The directors of M&S needed a scapegoat, and Mr Holmes had to do. They are, in fact, much the same board that chose him to be chief executive, two years ago. Now they are scrambling to put their company into a state of defence. They must realise that Philip Green, even if he cannot expect to stroll in, has kicked the door wide open. The vanishing Mr Vandevelde, who on £1,730,000 a year has been fifth in the list of Britain's most highly paid chairmen, is an ornament they can no longer afford. They are or were supposed to be going through the stately minuet which, under today's rules for corporate correctness, is designed to culminate in the arrival of a chairman almost as expensive as his predecessor, and as disengaged.

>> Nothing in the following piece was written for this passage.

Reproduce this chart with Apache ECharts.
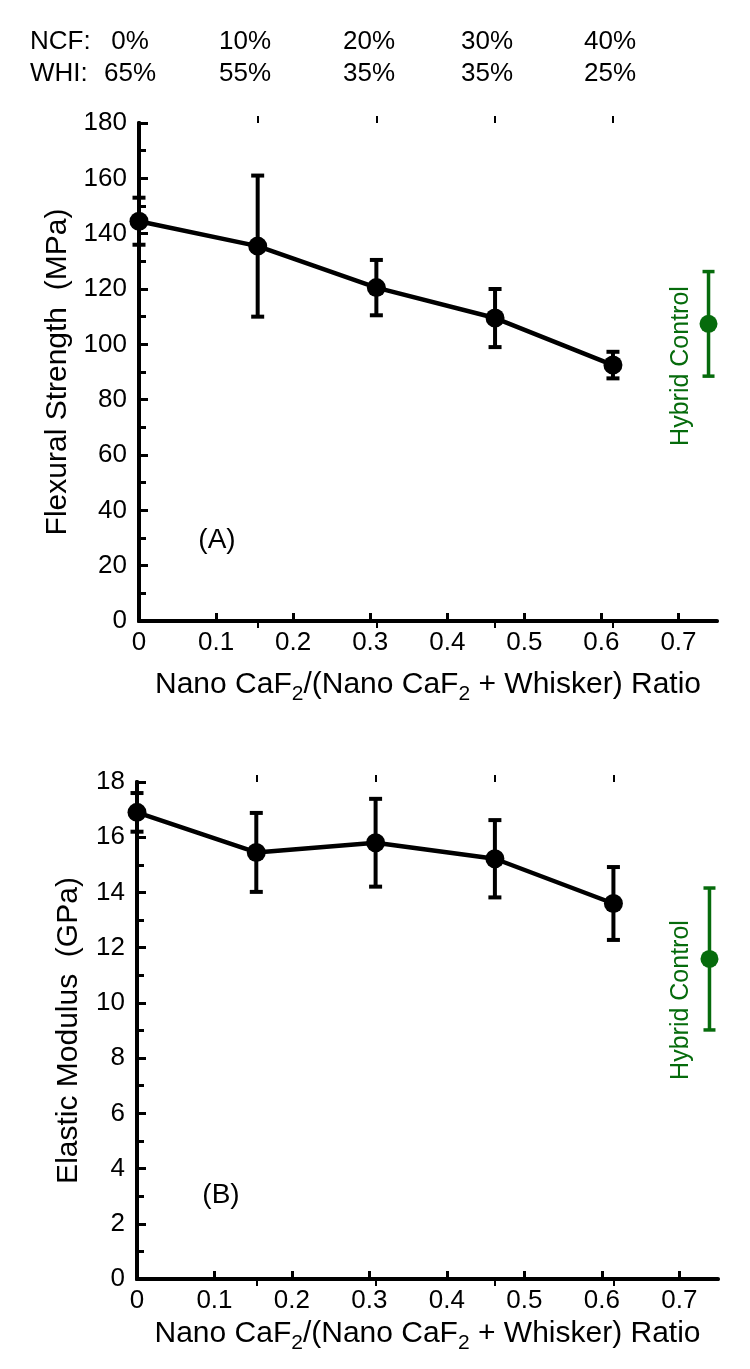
<!DOCTYPE html>
<html>
<head>
<meta charset="utf-8">
<script src="https://cdn.jsdelivr.net/npm/echarts@6/dist/echarts.min.js"></script>
<style>
html,body{margin:0;padding:0;background:#fff;}
#chart{width:750px;height:1369px;}
</style>
</head>
<body>
<div id="chart"></div>
<script>
// ---- data ----
const ratio = [0, 0.154, 0.308, 0.462, 0.615];
const ncfLabels = ['0%', '10%', '20%', '30%', '40%'];
const whiLabels = ['65%', '55%', '35%', '35%', '25%'];
const flexMean = [144.5, 135.5, 120.5, 109.5, 92.5];
const flexSD = [8.5, 25.5, 10, 10.5, 4.8];
const modMean = [16.9, 15.45, 15.8, 15.22, 13.6];
const modSD = [0.7, 1.43, 1.59, 1.4, 1.32];
const controlRatio = [0.739];
const controlFlexMean = [107.4];
const controlFlexSD = [18.9];
const controlModMean = [11.59];
const controlModSD = [2.57];
const xTicks = [0, 0.1, 0.2, 0.3, 0.4, 0.5, 0.6, 0.7];

const BLACK = '#000';
const GREEN = '#066b0c';
const FONT = 'Liberation Sans, Arial, sans-serif';

const chart = echarts.init(document.getElementById('chart'), null, {renderer: 'canvas'});

function errRender(color, lw, capW) {
  return function (params, api) {
    const x = api.value(0), lo = api.value(1), hi = api.value(2);
    const p1 = api.coord([x, lo]), p2 = api.coord([x, hi]);
    const st = {stroke: color, lineWidth: lw};
    return {
      type: 'group',
      children: [
        {type: 'line', shape: {x1: p1[0], y1: p1[1], x2: p2[0], y2: p2[1]}, style: st},
        {type: 'line', shape: {x1: p1[0] - capW / 2, y1: p1[1], x2: p1[0] + capW / 2, y2: p1[1]}, style: st},
        {type: 'line', shape: {x1: p2[0] - capW / 2, y1: p2[1], x2: p2[0] + capW / 2, y2: p2[1]}, style: st}
      ]
    };
  };
}
function errData(xs, m, s) { return xs.map((x, i) => [x, m[i] - s[i], m[i] + s[i]]); }
function pts(xs, m) { return xs.map((x, i) => [x, m[i]]); }

const xName = '{a|Nano CaF}{s|2}{a|/(Nano CaF}{s|2}{a| + Whisker) Ratio}';
const xNameStyle = {
  rich: {
    a: {fontSize: 30, fontFamily: FONT, color: BLACK, height: 32, lineHeight: 32, verticalAlign: 'top'},
    s: {fontSize: 21, fontFamily: FONT, color: BLACK, height: 50, lineHeight: 50, verticalAlign: 'top'}
  }
};

function bottomX(grid, gap) {
  return {
    type: 'value', gridIndex: grid, position: 'bottom', min: 0, max: 0.75, interval: 0.1,
    axisLine: {show: true, lineStyle: {color: BLACK, width: 4}},
    axisTick: {show: true, inside: true, length: 8, lineStyle: {color: BLACK, width: 3}, customValues: xTicks},
    axisLabel: {show: true, fontSize: 26, fontFamily: FONT, color: BLACK, margin: 9, customValues: xTicks},
    splitLine: {show: false},
    name: xName, nameLocation: 'middle', nameGap: gap, nameTextStyle: xNameStyle
  };
}
function topX(grid, inside, showLine) {
  return {
    type: 'value', gridIndex: grid, position: 'top', min: 0, max: 0.75,
    axisLine: {show: showLine, lineStyle: {color: BLACK, width: 3}},
    axisTick: {show: true, inside: inside, length: 7, lineStyle: {color: BLACK, width: 2}, customValues: ratio.slice(1)},
    axisLabel: {show: false},
    splitLine: {show: false}
  };
}
function leftY(grid, max, interval, name, gap) {
  return {
    type: 'value', gridIndex: grid, position: 'left', min: 0, max: max, interval: interval,
    axisLine: {show: true, lineStyle: {color: BLACK, width: 4}},
    axisTick: {show: true, inside: true, length: 9, lineStyle: {color: BLACK, width: 3}},
    minorTick: {show: true, splitNumber: 2, length: 7, lineStyle: {color: BLACK, width: 3}},
    axisLabel: {fontSize: 26, fontFamily: FONT, color: BLACK, margin: 12},
    splitLine: {show: false},
    name: name, nameLocation: 'middle', nameGap: gap,
    nameTextStyle: {fontSize: 30, fontFamily: FONT, color: BLACK}
  };
}
function rightY(grid, max) {
  return {
    type: 'value', gridIndex: grid, position: 'right', min: 0, max: max,
    axisLine: {show: true, lineStyle: {color: BLACK, width: 4}},
    axisTick: {show: false}, axisLabel: {show: false}, splitLine: {show: false}
  };
}

const headerGraphics = [];
const headerX = [130, 245, 369, 487, 610];
const HF = '26px ' + FONT;
headerGraphics.push({type: 'text', x: 30, y: 42, style: {text: 'NCF:', font: HF, fill: BLACK, align: 'left', verticalAlign: 'middle'}});
headerGraphics.push({type: 'text', x: 30, y: 74, style: {text: 'WHI:', font: HF, fill: BLACK, align: 'left', verticalAlign: 'middle'}});
ncfLabels.forEach((t, i) => headerGraphics.push({type: 'text', x: headerX[i], y: 42, style: {text: t, font: HF, fill: BLACK, align: 'center', verticalAlign: 'middle'}}));
whiLabels.forEach((t, i) => headerGraphics.push({type: 'text', x: headerX[i], y: 74, style: {text: t, font: HF, fill: BLACK, align: 'center', verticalAlign: 'middle'}}));

const option = {
  backgroundColor: '#fff',
  animation: false,
  grid: [
    {left: 139, top: 123, width: 578, height: 498, containLabel: false},
    {left: 137, top: 782, width: 581, height: 497, containLabel: false}
  ],
  xAxis: [
    bottomX(0, 48), topX(0, true, true), topX(0, false, false),
    bottomX(1, 39), topX(1, true, true), topX(1, false, false)
  ],
  yAxis: [
    leftY(0, 180, 20, 'Flexural Strength  (MPa)', 64), rightY(0, 180),
    leftY(1, 18, 2, 'Elastic Modulus  (GPa)', 53), rightY(1, 18)
  ],
  graphic: headerGraphics.concat([
    {type: 'text', x: 217, y: 540, style: {text: '(A)', font: '28px ' + FONT, fill: BLACK, align: 'center', verticalAlign: 'middle'}},
    {type: 'text', x: 221, y: 1195, style: {text: '(B)', font: '28px ' + FONT, fill: BLACK, align: 'center', verticalAlign: 'middle'}},
    {type: 'text', x: 681, y: 366, rotation: Math.PI / 2, style: {text: 'Hybrid Control', font: '25px ' + FONT, fill: GREEN, align: 'center', verticalAlign: 'middle'}},
    {type: 'text', x: 681, y: 1000, rotation: Math.PI / 2, style: {text: 'Hybrid Control', font: '25px ' + FONT, fill: GREEN, align: 'center', verticalAlign: 'middle'}}
  ]),
  series: [
    {type: 'custom', xAxisIndex: 0, yAxisIndex: 0, renderItem: errRender(BLACK, 4, 13), data: errData(ratio, flexMean, flexSD), encode: {x: 0, y: [1, 2]}, clip: false, z: 3},
    {type: 'line', xAxisIndex: 0, yAxisIndex: 0, data: pts(ratio, flexMean), symbol: 'circle', symbolSize: 19, clip: false,
      lineStyle: {color: BLACK, width: 4.5}, itemStyle: {color: BLACK}, z: 4},
    {type: 'custom', xAxisIndex: 0, yAxisIndex: 0, renderItem: errRender(GREEN, 3.5, 12), data: errData(controlRatio, controlFlexMean, controlFlexSD), encode: {x: 0, y: [1, 2]}, clip: false, z: 3},
    {type: 'scatter', xAxisIndex: 0, yAxisIndex: 0, data: pts(controlRatio, controlFlexMean), symbolSize: 18, itemStyle: {color: GREEN, opacity: 1}, z: 4},

    {type: 'custom', xAxisIndex: 3, yAxisIndex: 2, renderItem: errRender(BLACK, 4, 13), data: errData(ratio, modMean, modSD), encode: {x: 0, y: [1, 2]}, clip: false, z: 3},
    {type: 'line', xAxisIndex: 3, yAxisIndex: 2, data: pts(ratio, modMean), symbol: 'circle', symbolSize: 19, clip: false,
      lineStyle: {color: BLACK, width: 4.5}, itemStyle: {color: BLACK}, z: 4},
    {type: 'custom', xAxisIndex: 3, yAxisIndex: 2, renderItem: errRender(GREEN, 3.5, 12), data: errData(controlRatio, controlModMean, controlModSD), encode: {x: 0, y: [1, 2]}, clip: false, z: 3},
    {type: 'scatter', xAxisIndex: 3, yAxisIndex: 2, data: pts(controlRatio, controlModMean), symbolSize: 18, itemStyle: {color: GREEN, opacity: 1}, z: 4}
  ]
};
chart.setOption(option);
</script>
</body>
</html>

Time has run out on them, though. This factious board has had to pick one of its own, and Paul Myners comes closest to filling the part of a leader who can take the war into the enemy's camp. Guardian Media Group (he is chairman there, too) may have to look after itself for a while.

Grow your own

The natural first line of M&S's defence has been to go into the transfer market and hire a star retailer as chief executive. Stuart Rose once lived in Arcadia, prospered there mightily, sold out to Mr Green, collected £25 million as he passed Go, and now has surely been able to command his own terms. A seven-figure cheque by way of a signingon fee is only the start of it. In M&S's heyday, it grew its own retailers, and Mr Green himself named three of them: Simon Marks, Marcus Sieff and Rick Greenbury. That must have gone down the wrong way in Baker Street, where Sir Rick was declared an unperson by a successor who took all their portraits down from the walls. They were, indeed, retailers of the old school, steeped in the brand and the business, unerringly able (as I was saying a few weeks ago) to spot the only substandard cauliflower in the store, unwilling to let go. Simon Marks died in the office, infuriated beyond bearing by a substandard shirt. That was commitment.

Make haste slowly

The world has moved on around M&S, as the old regime was, in the end, slow to realise, and a retailer of the new school must find new ways of rebuilding its fortunes. It took time and commitment to build them, as the old hands would have testified, and a quick fix will not do it. Unfortunately, today's big investors are rather keen on quick fixes. They like to think that they are becoming more active, their patience soon snaps, they demand change at the top, the chief executive slinks away with a sackful of money, and the headhunters find a new wonder-worker and write him a contract packed full of incentives. He fixes the things that can quickly be fixed and brings in the results that trigger off his bonuses. (Strange how the two so often seem to coincide.) The business's deep-seated ailments then prove fatal to him — today's chief executive has a lifespan not much longer that a mayfly's, or Mr Holmes's — and the process starts again. M&S and its builders deserve better than that.

Quantities of sand

I have never been to Athabasca or surveyed its fabulous tar sands — they are better suited, I should think. to Ozyrnandias or the Walrus and the Carpenter — but I expect to hear more of them. When the price of oil takes off, they come back into favour. They are said to contain oil in almost unlimited quantities, but the price has to climb above $40 a barrel and stay there before it becomes economic to exploit them. This week the market was moving their way, with its traditional sources suddenly looking less stable than Athabasca, and hoarders and speculators coming in for their share of the blame. My own observation suggests that since oil is valued in dollars, its price tends to take off when there are a lot of them about. That was true in the 1970s, when the world sustained its two great oil shocks, and it is truer than ever today. On that view, the market will peak when the dollar supply tightens up — or, perhaps, when we start to hear talk of the tar sands.

Refer to drawer

I voted for Nicholas Luard when he stood for Parliament as a Chelsea Nationalist. He was Private Eye's Lord Gnome II and a man ahead of his time. His one-man party would have found a place on the ballot papers in next week's bizarre elections, and might have swept London and enlivened Strasbourg, but death has precluded him. His publishers ought to honour his memory by reissuing Refer To Drawer, his masterly account of how to raise the wind by sailing close to it. From this work I like to quote Luard's Law, so often forgotten by lenders: Credit is only the Latin word for 'he believes it'.